**Brief**
Output the lines from the top of the entries below to the line with "design_V = [1.77, 19.5, 29.3, 89.0, 89.0]", both included, exactly and without pictures.

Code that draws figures
────────────────────

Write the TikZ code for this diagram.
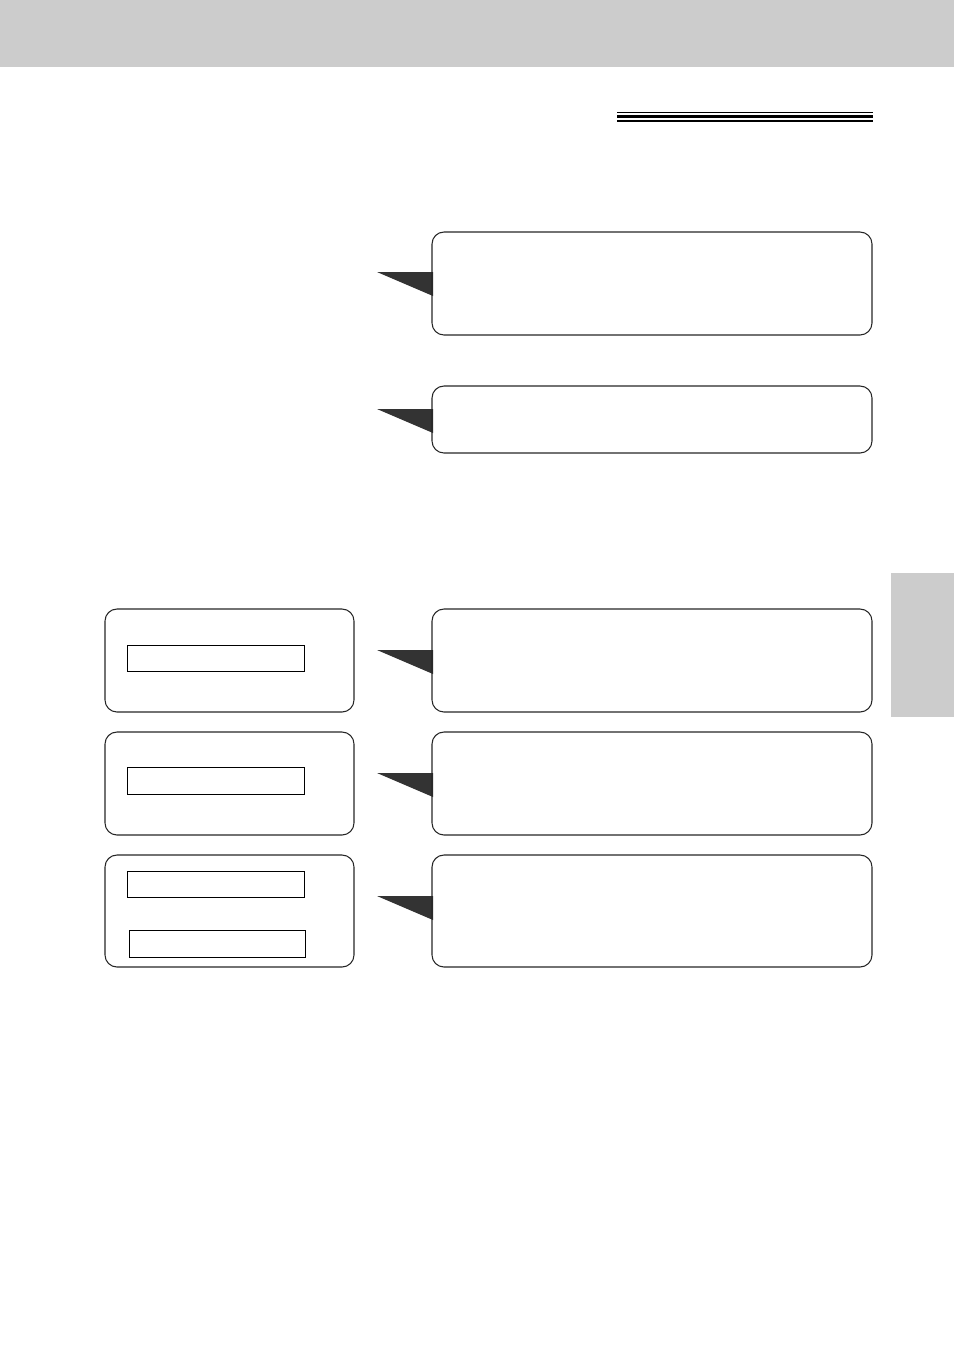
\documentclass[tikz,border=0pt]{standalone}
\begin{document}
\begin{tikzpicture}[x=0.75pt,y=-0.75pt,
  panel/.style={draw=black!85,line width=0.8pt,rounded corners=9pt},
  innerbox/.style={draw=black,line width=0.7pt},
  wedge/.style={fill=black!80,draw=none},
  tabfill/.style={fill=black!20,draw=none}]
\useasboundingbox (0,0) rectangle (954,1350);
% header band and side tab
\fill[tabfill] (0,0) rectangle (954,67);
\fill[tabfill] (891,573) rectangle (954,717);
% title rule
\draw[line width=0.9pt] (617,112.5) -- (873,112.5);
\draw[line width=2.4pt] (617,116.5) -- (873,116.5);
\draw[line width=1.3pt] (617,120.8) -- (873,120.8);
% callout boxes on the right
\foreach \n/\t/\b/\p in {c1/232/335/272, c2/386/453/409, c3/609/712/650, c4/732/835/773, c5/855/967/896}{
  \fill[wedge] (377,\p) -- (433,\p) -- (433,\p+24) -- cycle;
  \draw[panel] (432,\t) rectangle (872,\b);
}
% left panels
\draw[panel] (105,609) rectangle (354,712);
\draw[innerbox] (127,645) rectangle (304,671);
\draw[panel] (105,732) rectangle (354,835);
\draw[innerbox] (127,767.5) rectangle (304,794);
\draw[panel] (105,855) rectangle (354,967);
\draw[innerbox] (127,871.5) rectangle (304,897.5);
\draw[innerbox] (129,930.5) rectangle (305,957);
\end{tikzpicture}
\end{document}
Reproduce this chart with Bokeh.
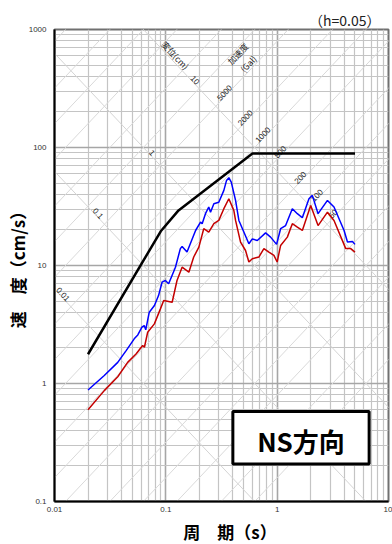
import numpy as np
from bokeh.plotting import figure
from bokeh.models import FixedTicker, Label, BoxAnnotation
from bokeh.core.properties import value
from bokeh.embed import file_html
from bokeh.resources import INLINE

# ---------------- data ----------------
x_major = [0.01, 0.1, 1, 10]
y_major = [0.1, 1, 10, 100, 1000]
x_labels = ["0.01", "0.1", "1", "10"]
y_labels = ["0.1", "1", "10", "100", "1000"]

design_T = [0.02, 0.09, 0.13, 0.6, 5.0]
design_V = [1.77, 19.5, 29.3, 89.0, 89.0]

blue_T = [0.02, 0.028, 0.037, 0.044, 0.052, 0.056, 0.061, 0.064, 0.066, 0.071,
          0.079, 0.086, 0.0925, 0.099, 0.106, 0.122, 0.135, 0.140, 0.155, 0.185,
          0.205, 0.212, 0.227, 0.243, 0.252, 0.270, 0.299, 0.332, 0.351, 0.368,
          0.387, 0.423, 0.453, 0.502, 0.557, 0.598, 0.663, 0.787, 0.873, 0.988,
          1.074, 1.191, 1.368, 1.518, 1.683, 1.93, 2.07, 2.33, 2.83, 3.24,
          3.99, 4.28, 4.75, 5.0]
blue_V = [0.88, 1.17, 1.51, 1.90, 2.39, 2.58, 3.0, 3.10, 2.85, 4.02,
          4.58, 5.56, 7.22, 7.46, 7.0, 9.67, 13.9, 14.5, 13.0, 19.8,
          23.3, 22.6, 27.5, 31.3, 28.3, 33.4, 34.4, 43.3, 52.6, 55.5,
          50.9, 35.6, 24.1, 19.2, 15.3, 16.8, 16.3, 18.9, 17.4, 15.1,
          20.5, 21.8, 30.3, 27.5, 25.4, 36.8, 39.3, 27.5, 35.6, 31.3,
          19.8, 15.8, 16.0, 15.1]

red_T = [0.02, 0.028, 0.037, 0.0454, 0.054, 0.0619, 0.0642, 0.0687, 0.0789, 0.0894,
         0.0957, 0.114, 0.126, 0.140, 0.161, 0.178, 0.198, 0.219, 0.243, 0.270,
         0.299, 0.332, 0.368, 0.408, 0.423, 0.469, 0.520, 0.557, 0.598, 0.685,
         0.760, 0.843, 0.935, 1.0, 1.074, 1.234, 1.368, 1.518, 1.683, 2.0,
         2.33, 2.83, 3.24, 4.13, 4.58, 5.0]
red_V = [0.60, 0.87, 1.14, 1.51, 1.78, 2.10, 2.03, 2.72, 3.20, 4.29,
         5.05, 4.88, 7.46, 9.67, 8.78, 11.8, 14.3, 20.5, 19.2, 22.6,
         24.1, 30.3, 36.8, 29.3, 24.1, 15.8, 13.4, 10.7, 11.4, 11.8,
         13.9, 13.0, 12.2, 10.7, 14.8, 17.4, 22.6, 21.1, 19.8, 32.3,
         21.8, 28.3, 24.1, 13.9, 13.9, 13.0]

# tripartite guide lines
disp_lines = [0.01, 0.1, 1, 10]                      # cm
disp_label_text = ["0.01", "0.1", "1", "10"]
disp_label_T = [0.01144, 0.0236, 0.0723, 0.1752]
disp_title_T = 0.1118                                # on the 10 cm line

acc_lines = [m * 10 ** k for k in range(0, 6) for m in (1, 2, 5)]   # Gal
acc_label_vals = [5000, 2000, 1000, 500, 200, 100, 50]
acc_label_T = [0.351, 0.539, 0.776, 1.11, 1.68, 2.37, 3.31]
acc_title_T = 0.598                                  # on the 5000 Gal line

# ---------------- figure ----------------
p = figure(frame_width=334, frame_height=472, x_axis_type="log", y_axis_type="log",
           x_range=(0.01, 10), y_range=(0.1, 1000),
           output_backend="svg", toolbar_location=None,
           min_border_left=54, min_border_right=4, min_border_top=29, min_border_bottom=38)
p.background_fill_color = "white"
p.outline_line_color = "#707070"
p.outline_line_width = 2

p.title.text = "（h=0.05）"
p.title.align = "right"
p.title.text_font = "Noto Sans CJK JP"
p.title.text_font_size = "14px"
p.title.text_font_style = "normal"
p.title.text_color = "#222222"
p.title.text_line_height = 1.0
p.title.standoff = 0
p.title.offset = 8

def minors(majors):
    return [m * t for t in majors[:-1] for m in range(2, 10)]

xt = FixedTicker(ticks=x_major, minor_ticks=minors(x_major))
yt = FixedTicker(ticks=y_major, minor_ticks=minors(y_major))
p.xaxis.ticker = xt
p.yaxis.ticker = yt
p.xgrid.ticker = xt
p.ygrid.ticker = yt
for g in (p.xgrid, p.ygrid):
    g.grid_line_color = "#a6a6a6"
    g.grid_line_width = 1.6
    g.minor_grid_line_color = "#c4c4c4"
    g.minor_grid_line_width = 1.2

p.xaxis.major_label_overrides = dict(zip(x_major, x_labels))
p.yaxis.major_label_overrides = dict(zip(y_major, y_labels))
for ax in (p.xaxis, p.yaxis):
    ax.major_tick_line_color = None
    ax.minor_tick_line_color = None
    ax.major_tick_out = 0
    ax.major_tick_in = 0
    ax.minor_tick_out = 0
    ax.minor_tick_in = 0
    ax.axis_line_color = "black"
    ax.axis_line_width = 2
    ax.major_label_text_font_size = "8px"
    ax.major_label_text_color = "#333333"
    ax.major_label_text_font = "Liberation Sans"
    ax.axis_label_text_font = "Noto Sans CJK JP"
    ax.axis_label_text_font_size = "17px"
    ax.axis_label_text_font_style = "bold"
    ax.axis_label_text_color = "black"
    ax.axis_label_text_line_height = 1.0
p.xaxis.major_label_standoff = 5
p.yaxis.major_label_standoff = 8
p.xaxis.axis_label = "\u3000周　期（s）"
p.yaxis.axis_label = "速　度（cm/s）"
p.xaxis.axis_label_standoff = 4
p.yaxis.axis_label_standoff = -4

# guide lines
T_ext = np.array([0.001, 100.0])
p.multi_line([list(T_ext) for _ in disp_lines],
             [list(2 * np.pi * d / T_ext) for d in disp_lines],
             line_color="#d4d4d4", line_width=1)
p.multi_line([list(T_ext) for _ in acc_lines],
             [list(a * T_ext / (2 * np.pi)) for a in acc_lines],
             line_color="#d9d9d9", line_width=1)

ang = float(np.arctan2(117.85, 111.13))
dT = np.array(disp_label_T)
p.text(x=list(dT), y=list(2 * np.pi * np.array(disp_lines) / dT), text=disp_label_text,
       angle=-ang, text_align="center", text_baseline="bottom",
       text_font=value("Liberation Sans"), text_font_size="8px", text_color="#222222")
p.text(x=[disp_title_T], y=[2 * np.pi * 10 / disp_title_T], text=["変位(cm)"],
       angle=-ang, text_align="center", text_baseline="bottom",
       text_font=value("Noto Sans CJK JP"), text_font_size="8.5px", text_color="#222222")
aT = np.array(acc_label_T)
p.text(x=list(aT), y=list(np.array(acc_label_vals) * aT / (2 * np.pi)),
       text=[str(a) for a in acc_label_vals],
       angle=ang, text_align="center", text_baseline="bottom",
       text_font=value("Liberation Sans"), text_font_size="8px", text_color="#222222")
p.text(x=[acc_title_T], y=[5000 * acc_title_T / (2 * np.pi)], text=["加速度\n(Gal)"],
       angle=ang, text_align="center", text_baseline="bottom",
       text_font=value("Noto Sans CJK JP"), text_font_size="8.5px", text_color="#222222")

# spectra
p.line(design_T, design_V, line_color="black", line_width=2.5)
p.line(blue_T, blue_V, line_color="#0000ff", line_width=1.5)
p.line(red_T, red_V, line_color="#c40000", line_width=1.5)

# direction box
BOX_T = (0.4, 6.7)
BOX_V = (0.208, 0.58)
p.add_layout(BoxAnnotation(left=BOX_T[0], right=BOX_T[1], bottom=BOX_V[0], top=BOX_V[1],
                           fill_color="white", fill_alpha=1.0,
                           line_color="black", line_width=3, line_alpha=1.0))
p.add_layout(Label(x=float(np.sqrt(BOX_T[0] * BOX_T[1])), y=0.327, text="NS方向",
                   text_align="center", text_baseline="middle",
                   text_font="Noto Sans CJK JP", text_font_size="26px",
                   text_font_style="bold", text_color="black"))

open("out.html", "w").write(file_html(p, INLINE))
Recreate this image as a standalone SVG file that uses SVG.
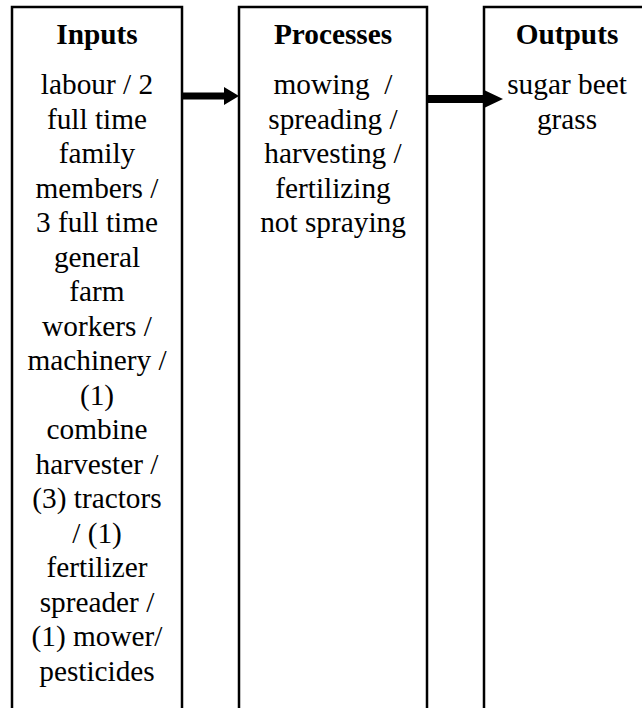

────────────────────

**Written solution**
Write the TikZ code for this diagram.
\documentclass[tikz,border=0pt]{standalone}
\begin{document}
\begin{tikzpicture}[x=0.75pt,y=-0.75pt,
  panel/.style={draw=black!85,line width=0.8pt,rounded corners=9pt},
  innerbox/.style={draw=black,line width=0.7pt},
  wedge/.style={fill=black!80,draw=none},
  tabfill/.style={fill=black!20,draw=none}]
\useasboundingbox (0,0) rectangle (954,1350);
% header band and side tab
\fill[tabfill] (0,0) rectangle (954,67);
\fill[tabfill] (891,573) rectangle (954,717);
% title rule
\draw[line width=0.9pt] (617,112.5) -- (873,112.5);
\draw[line width=2.4pt] (617,116.5) -- (873,116.5);
\draw[line width=1.3pt] (617,120.8) -- (873,120.8);
% callout boxes on the right
\foreach \n/\t/\b/\p in {c1/232/335/272, c2/386/453/409, c3/609/712/650, c4/732/835/773, c5/855/967/896}{
  \fill[wedge] (377,\p) -- (433,\p) -- (433,\p+24) -- cycle;
  \draw[panel] (432,\t) rectangle (872,\b);
}
% left panels
\draw[panel] (105,609) rectangle (354,712);
\draw[innerbox] (127,645) rectangle (304,671);
\draw[panel] (105,732) rectangle (354,835);
\draw[innerbox] (127,767.5) rectangle (304,794);
\draw[panel] (105,855) rectangle (354,967);
\draw[innerbox] (127,871.5) rectangle (304,897.5);
\draw[innerbox] (129,930.5) rectangle (305,957);
\end{tikzpicture}
\end{document}
Reproduce this chart with Bokeh.
import numpy as np
from bokeh.plotting import figure
from bokeh.models import FixedTicker, Label, BoxAnnotation
from bokeh.core.properties import value
from bokeh.embed import file_html
from bokeh.resources import INLINE

# ---------------- data ----------------
x_major = [0.01, 0.1, 1, 10]
y_major = [0.1, 1, 10, 100, 1000]
x_labels = ["0.01", "0.1", "1", "10"]
y_labels = ["0.1", "1", "10", "100", "1000"]

design_T = [0.02, 0.09, 0.13, 0.6, 5.0]
design_V = [1.77, 19.5, 29.3, 89.0, 89.0]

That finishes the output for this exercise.